ところがである。毎年中国から長崎の方へ空の旅をする黄砂が今年は多かったようだ。なんとも、今年は北海道まで黄砂が飛んだという話ではないか。私たちが乗った飛行機はその黄砂が吹きすさぶ風の強い所を通過したのである。(もっともこれは帰国後に知ったことであるが…)
飛行機で一番危険といわれる離陸から安定飛行に入り、シートベルトもはずし、機内のドリンクサービスが始まった直後である。丁度、九州上空であろうか。

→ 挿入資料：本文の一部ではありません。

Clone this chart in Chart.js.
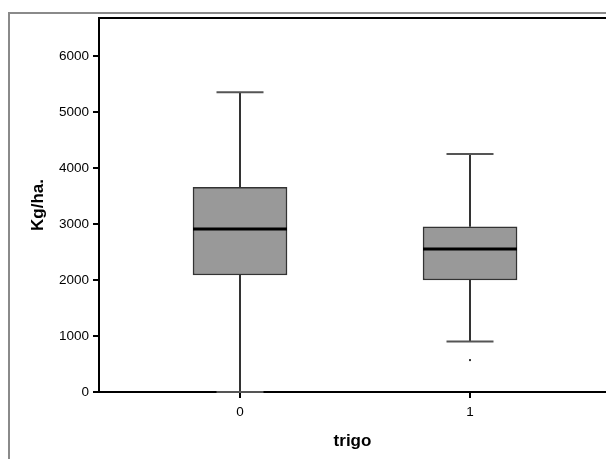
<!DOCTYPE html>
<html>
<head>
<meta charset="utf-8">
<script src="https://cdn.jsdelivr.net/npm/chart.js@4/dist/chart.umd.min.js"></script>
<style>
  html, body { margin: 0; padding: 0; background: #fff; overflow: hidden; }
  canvas { display: block; }
</style>
</head>
<body>
<canvas id="chart" width="606" height="459"></canvas>
<script>
// trigo groups and their box plot summaries (Kg/ha.)
const categories = [0, 1]
const mins = [0, 900]
const q1s = [2090, 2000]
const medians = [2910, 2555]
const q3s = [3655, 2950]
const maxs = [5355, 4250]
const outliers = [[], [570]]
const yTicks = [0, 1000, 2000, 3000, 4000, 5000, 6000]

const FONT = "'Liberation Sans', Arial, sans-serif"

// whiskers, caps, medians and outliers on top of the floating bars
const boxWhiskers = {
  id: 'boxWhiskers',
  afterDatasetsDraw(chart) {
    const { ctx } = chart
    const x = chart.scales.x
    const y = chart.scales.y
    const bars = chart.getDatasetMeta(0).data
    ctx.save()
    categories.forEach((cat, i) => {
      const cx = Math.round(x.getPixelForValue(cat))
      const half = bars[i].width / 2
      const capHalf = half / 2

      ctx.strokeStyle = '#333'
      ctx.lineWidth = 2
      ctx.beginPath()
      ctx.moveTo(cx, y.getPixelForValue(q3s[i]))
      ctx.lineTo(cx, y.getPixelForValue(maxs[i]))
      ctx.moveTo(cx, y.getPixelForValue(q1s[i]))
      ctx.lineTo(cx, y.getPixelForValue(mins[i]))
      ctx.stroke()

      ctx.strokeStyle = '#555'
      ctx.beginPath()
      ;[maxs[i], mins[i]].forEach(v => {
        const py = y.getPixelForValue(v)
        ctx.moveTo(cx - capHalf, py)
        ctx.lineTo(cx + capHalf, py)
      })
      ctx.stroke()

      ctx.strokeStyle = '#000'
      ctx.lineWidth = 3
      ctx.beginPath()
      const my = y.getPixelForValue(medians[i])
      ctx.moveTo(cx - half, my)
      ctx.lineTo(cx + half, my)
      ctx.stroke()

      ctx.fillStyle = '#333'
      outliers[i].forEach(v => {
        ctx.fillRect(cx - 1, y.getPixelForValue(v) - 1, 2, 2)
      })
    })
    ctx.restore()
  }
}

// grey panel frame and the top edge of the plot
const frame = {
  id: 'frame',
  beforeDraw(chart) {
    const { ctx } = chart
    ctx.save()
    ctx.strokeStyle = '#8a8a8a'
    ctx.lineWidth = 2
    ctx.beginPath()
    ctx.moveTo(9, chart.height)
    ctx.lineTo(9, 13)
    ctx.lineTo(chart.width, 13)
    ctx.stroke()
    ctx.restore()
  },
  afterDraw(chart) {
    const { ctx, chartArea } = chart
    ctx.save()
    ctx.strokeStyle = '#000'
    ctx.lineWidth = 2
    ctx.beginPath()
    ctx.moveTo(chartArea.left - 1, chartArea.top)
    ctx.lineTo(chart.width, chartArea.top)
    ctx.stroke()
    ctx.restore()
  }
}

new Chart(document.getElementById('chart').getContext('2d'), {
  type: 'bar',
  data: {
    datasets: [{
      label: 'Kg/ha.',
      data: categories.map((c, i) => ({ x: c, y: [q1s[i], q3s[i]] })),
      backgroundColor: '#999999',
      borderColor: '#333333',
      borderWidth: 1.5,
      borderSkipped: false,
      barThickness: 94
    }]
  },
  options: {
    responsive: false,
    animation: false,
    layout: { padding: { top: 18, left: 0, right: 0, bottom: 0 } },
    plugins: {
      legend: { display: false },
      tooltip: { enabled: false }
    },
    scales: {
      x: {
        type: 'linear',
        min: -0.613,
        max: 1.591,
        offset: false,
        afterFit: s => { s.height = 67 },
        afterBuildTicks: s => { s.ticks = categories.map(v => ({ value: v })) },
        grid: { offset: false, drawOnChartArea: false, drawTicks: true, tickLength: 6, color: '#000', lineWidth: 2 },
        border: { display: true, color: '#000', width: 2 },
        ticks: {
          padding: 6,
          color: '#000',
          font: { family: FONT, size: 13.5 },
          callback: v => String(v)
        },
        title: {
          display: true,
          text: 'trigo',
          color: '#000',
          font: { family: FONT, size: 17, weight: 'bold' },
          padding: { top: 0, bottom: 7 }
        }
      },
      y: {
        min: 0,
        max: 6680,
        afterFit: s => { s.width = 99 },
        afterBuildTicks: s => { s.ticks = yTicks.map(v => ({ value: v })) },
        grid: { drawOnChartArea: false, drawTicks: true, tickLength: 6, color: '#000', lineWidth: 2 },
        border: { display: true, color: '#000', width: 2 },
        ticks: {
          padding: 4,
          color: '#000',
          font: { family: FONT, size: 13.5 },
          callback: v => String(v)
        },
        title: {
          display: true,
          text: 'Kg/ha.',
          color: '#000',
          font: { family: FONT, size: 17, weight: 'bold' },
          padding: { top: 28, bottom: 0 }
        }
      }
    }
  },
  plugins: [frame, boxWhiskers]
})
</script>
</body>
</html>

飛行機が突然揺れだしたのである。それもドリンクサービスのコーラが横揺れによりバシャバシャこぼれるほどの揺れである。ドリンクサービスは中止、機長(英語)とスチュワーデス(日本語と中国語)のアナウンスで「ただいま気流が大変に乱れております。シートベルトを着用願います。」
しばらくして今度は縦揺れが始まったのである。隣にいた飛行機慣れをしている女房も「これは、あんまりだ。」とつぶやく。気の小さい私の頭の中に昭和60年の事故のことが思い出される。「ダッチロール」、「フゴイド(縦ゆれ)」…。女房が追い討ちをかけるように「コックピットで何か分かっても絶対に乗客には言わないからね。」スチュワーデスさんの脇の電話が何回も鳴る。非常事態発生なのだろうか。

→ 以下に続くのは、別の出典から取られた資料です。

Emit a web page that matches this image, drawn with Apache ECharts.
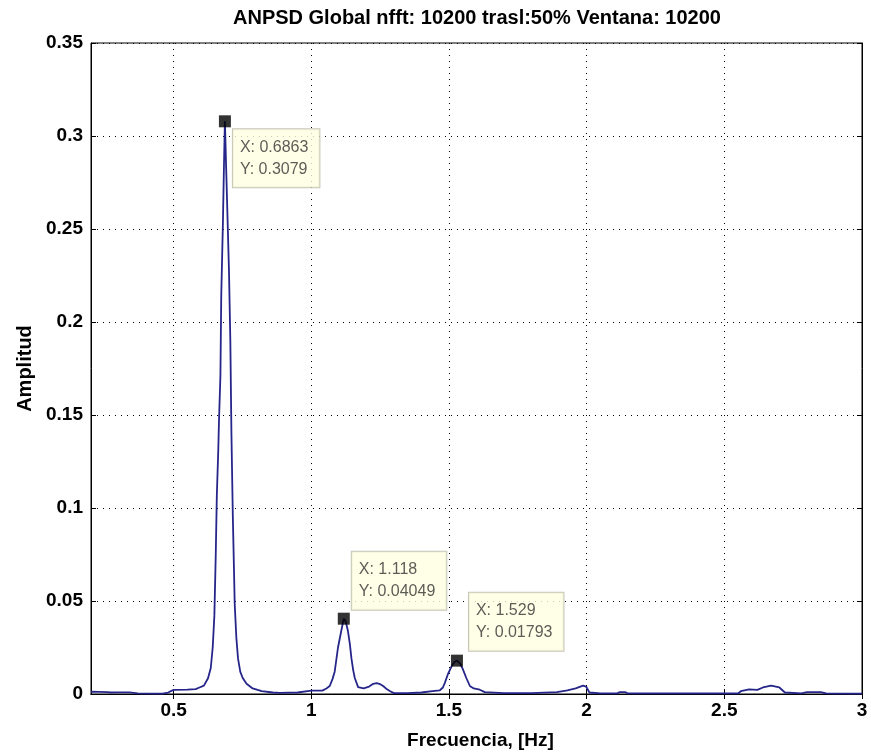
<!DOCTYPE html>
<html>
<head>
<meta charset="utf-8">
<script src="https://cdn.jsdelivr.net/npm/echarts@6/dist/echarts.min.js"></script>
<style>
html,body{margin:0;padding:0;background:#fff;overflow:hidden;}
#c{width:871px;height:755px;}
</style>
</head>
<body>
<div id="c"></div>
<script>
var freq = [0.20,0.23,0.26,0.27,0.30,0.34,0.37,0.42,0.46,0.48,0.50,0.55,0.58,0.594,0.61,0.625,0.635,0.642,0.648,0.653,0.657,0.662,0.665,0.670,0.673,0.679,0.683,0.6863,0.691,0.696,0.701,0.706,0.710,0.715,0.722,0.728,0.734,0.742,0.751,0.765,0.787,0.82,0.86,0.885,0.95,1.00,1.04,1.055,1.067,1.077,1.085,1.097,1.109,1.118,1.125,1.133,1.140,1.146,1.152,1.158,1.170,1.190,1.210,1.225,1.237,1.250,1.261,1.275,1.285,1.30,1.35,1.40,1.44,1.467,1.478,1.485,1.497,1.510,1.520,1.529,1.540,1.550,1.563,1.576,1.590,1.612,1.63,1.70,1.80,1.892,1.93,1.96,1.987,1.998,2.01,2.05,2.11,2.12,2.14,2.15,2.30,2.45,2.55,2.56,2.59,2.62,2.64,2.67,2.70,2.72,2.78,2.80,2.85,2.87,2.95,3.00];
var amp = [0.0012,0.0011,0.0010,0.0008,0.0009,0.0009,0.0003,0.0002,0.0002,0.0008,0.0022,0.0024,0.0026,0.0035,0.0045,0.0085,0.0140,0.0250,0.0420,0.0745,0.1070,0.1300,0.1480,0.1710,0.2140,0.2530,0.2850,0.3079,0.2820,0.2550,0.2280,0.1900,0.1400,0.0960,0.0480,0.0300,0.0190,0.0120,0.0086,0.0055,0.0030,0.0015,0.0008,0.0006,0.0008,0.0018,0.0018,0.0030,0.0043,0.0080,0.0120,0.0250,0.0340,0.04049,0.0390,0.0340,0.0270,0.0190,0.0130,0.0086,0.0037,0.0030,0.0040,0.0055,0.0059,0.0053,0.0043,0.0025,0.0016,0.0005,0.0005,0.0008,0.0016,0.0020,0.0035,0.0060,0.0110,0.0150,0.0172,0.01793,0.0165,0.0135,0.0086,0.0043,0.0030,0.0023,0.0010,0.0005,0.0005,0.0010,0.0020,0.0030,0.0045,0.0040,0.0008,0.0003,0.0003,0.0010,0.0010,0.0003,0.0003,0.0003,0.0003,0.0015,0.0025,0.0022,0.0035,0.0045,0.0035,0.0008,0.0003,0.0010,0.0010,0.0003,0.0002,0.0002];
var tipX = [0.6863, 1.118, 1.529];
var tipY = [0.3079, 0.04049, 0.01793];
var xTicks = [0.5, 1, 1.5, 2, 2.5, 3];
var titleText = 'ANPSD Global nfft: 10200 trasl:50% Ventana: 10200';
var xName = 'Frecuencia, [Hz]';
var yName = 'Amplitud';

var labelPos = [[14, 14], [14, -61], [18, -62]];

var lineData = freq.map(function (f, i) { return [f, amp[i]]; });
var tipData = tipX.map(function (x, i) {
  return {
    value: [x, tipY[i]],
    label: { position: labelPos[i] }
  };
});

var font = 'Liberation Sans, Arial, sans-serif';
var gridLine = { show: true, lineStyle: { color: '#000', width: 1, type: [1, 5] } };

var chart = echarts.init(document.getElementById('c'), null, { renderer: 'canvas', width: 871, height: 755 });
chart.setOption({
  backgroundColor: '#fff',
  animation: false,
  title: {
    text: titleText, left: 228, top: 3,
    textStyle: { fontFamily: font, fontWeight: 'bold', fontSize: 20, color: '#000' }
  },
  grid: { left: 91, top: 43, width: 771, height: 653, show: true, borderColor: '#000', borderWidth: 1, backgroundColor: '#fff' },
  xAxis: [{
    type: 'value', min: 0.2, max: 3, position: 'bottom',
    name: xName, nameLocation: 'middle', nameGap: 37,
    nameTextStyle: { fontFamily: font, fontWeight: 'bold', fontSize: 19, color: '#000', padding: [0, 0, 0, 8] },
    axisLine: { show: true, lineStyle: { color: '#000', width: 1 } },
    axisTick: { show: true, inside: true, length: 5, customValues: xTicks, lineStyle: { color: '#000' } },
    axisLabel: { customValues: xTicks, margin: 7, fontFamily: font, fontWeight: 'bold', fontSize: 19, color: '#000' },
    splitLine: gridLine
  }, {
    type: 'value', min: 0.2, max: 3, position: 'top',
    axisLine: { show: true, lineStyle: { color: '#000' } },
    axisTick: { show: true, inside: true, length: 5, customValues: xTicks, lineStyle: { color: '#000' } },
    axisLabel: { show: false },
    splitLine: { show: false }
  }],
  yAxis: [{
    type: 'value', min: 0, max: 0.35, interval: 0.05, position: 'left',
    name: yName, nameLocation: 'middle', nameGap: 52, nameRotate: 90,
    nameTextStyle: { fontFamily: font, fontWeight: 'bold', fontSize: 20, color: '#000' },
    axisLine: { show: true, lineStyle: { color: '#000', width: 1 } },
    axisTick: { show: true, inside: true, length: 5, lineStyle: { color: '#000' } },
    axisLabel: { margin: 8, fontFamily: font, fontWeight: 'bold', fontSize: 19, color: '#000' },
    splitLine: gridLine
  }, {
    type: 'value', min: 0, max: 0.35, interval: 0.05, position: 'right',
    axisLine: { show: true, lineStyle: { color: '#000' } },
    axisTick: { show: true, inside: true, length: 5, lineStyle: { color: '#000' } },
    axisLabel: { show: false },
    splitLine: { show: false }
  }],
  series: [{
    type: 'line', xAxisIndex: 0, yAxisIndex: 0,
    data: lineData, showSymbol: false, symbol: 'none',
    lineStyle: { color: '#26268a', width: 1.8 },
    z: 3
  }, {
    type: 'scatter', xAxisIndex: 0, yAxisIndex: 0,
    data: tipData, symbol: 'rect', symbolSize: 12,
    itemStyle: { color: '#000' },
    label: {
      show: true,
      formatter: function (p) { return 'X: ' + p.value[0] + '\nY: ' + p.value[1]; },
      fontFamily: font, fontSize: 16, color: '#333', lineHeight: 22,
      backgroundColor: '#ffffe1', borderColor: '#b8b8a8', borderWidth: 1,
      padding: [7, 11, 7, 7], align: 'left', verticalAlign: 'top'
    },
    z: 5
  }]
});
</script>
</body>
</html>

そして香港までの飛行機の旅4時間あまりの中で最後の1時間だけゆったりと飛んだ。食事のサービスも最後の方で出てきた。なんとフォークとナイフがプラスチック製である。これはテロ防止のためということであった。脳裏にWTCテロの事件が思い起こされる。さすがに食事の味は味は分からなかった。